PLFSS 2021: Adapter notre système de santé pour garantir l’accès aux thérapies géniques
L'Usine Nouvelle - Avis d'Expert
NOV. 04, 2020
Alors que les discussions sur le budget de la santé pour 2021 se poursuivent au Parlement, Frédéric Prince, directeur général France de la biotech Bluebird Bio, salue les avancées des derniers mois et appelle à l'amplification des réformes visant à intégrer les traitements innovants au système français.
Plusieurs mesures cruciales pour l’avenir de notre système de santé sont actuellement débattues par nos parlementaires dans le cadre du Projet de loi pour le financement de la sécurité sociale (PLFSS) pour 2021. Au-delà des adaptations que requiert la crise que nous traversons depuis l’apparition de la Covid-19, ces discussions aborderont ainsi nombre d’enjeux fondamentaux, et notamment l’accès des patients aux innovations thérapeutiques.
Les thérapies géniques, en ciblant la source de maladies génétiques rares et graves, sont en particulier une source d’espoir pour certains patients, mais également pour l’organisation des soins.
Ces innovations de rupture à visée curative offrent non seulement des perspectives de traitement efficace à long-terme après une seule injection, mais permettraient également une réallocation de certaines des ressources associées aux traitements chroniques actuels. Celles-ci pourraient alors donner de plus amples marges de manœuvre lors de crises sanitaires comme celle que nous vivons aujourd’hui, ou être redirigées vers la prise en charge d’autres pathologies.
Au cours des derniers mois, plusieurs initiatives ont été prises afin de favoriser l’intégration des traitements innovants dans notre système de santé. En janvier 2020, la Haute autorité de santé (HAS) a présenté un "Plan d’action pour les médicaments innovants". En juin, la Caisse nationale d’assurance maladie (Cnam) a proposé, dans son rapport "Charge et produits 2021" de mettre en place un système de paiement à la performance échelonné dans le temps pour les thérapies innovantes.
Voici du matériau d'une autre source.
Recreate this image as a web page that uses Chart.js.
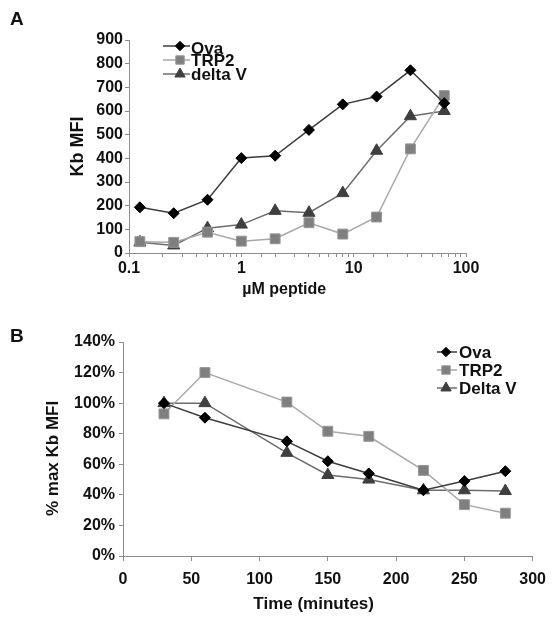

Le PLFSS de cette année s’ajoute ainsi à cette série d’initiative avec une ambitieuse réforme du processus d’accès aux médicaments innovants avant leur lancement officiel sur le marché français (ATU).
Il s’agit d’une étape importante car il y a urgence à réformer notre système de santé, dont les fondements restent inadaptés à la révolution thérapeutique en cours. Huit thérapies géniques et cellulaires ont d’ores et déjà été autorisées en Europe et une quarantaine de nouveaux traitements devraient être disponibles dans les cinq prochaines années selon le Massachusetts Institute of Technology (MIT) [1]. Afin que les patients français puissent en bénéficier le plus tôt possible, la France doit être en mesure d’accueillir sur son territoire ces innovations thérapeutiques ainsi que d’attirer les essais cliniques et tous les autres investissements qui y sont liés.
Toutefois, préparer le système de santé dans ce cadre requiert d’aller plus loin sur cette voie. La construction de mécanismes de financement pérennes et soutenables pour la Sécurité sociale, à travers la mise en place du paiement échelonné dans le temps et conditionné à l’efficacité des traitements, reste une nécessité. De même, la définition d’un juste prix de remboursement de ces traitements doit se baser sur une appréciation de leur valeur réelle, à travers une évaluation médico-économique approfondie qui puisse prendre en compte leurs bénéfices sociétaux.
Il reste ainsi beaucoup de chemin, et peu de temps, aux autorités de santé pour s’assurer que la France bénéficie de ces innovations thérapeutiques. Les initiatives évoquées cette année démontrent leur conscience des enjeux : il ne fait nul doute qu’elles trouveront de nombreux alliés sur leur route pour enfin garantir l’accès des patients aux thérapies géniques dans un cadre soutenable pour le système de santé.
[1] Projections from the existing pipeline of cell and gene therapies: Launches and patient numbers. Massachusetts Institute of Technology (MIT NEWDIGS). Focus Project. 2018.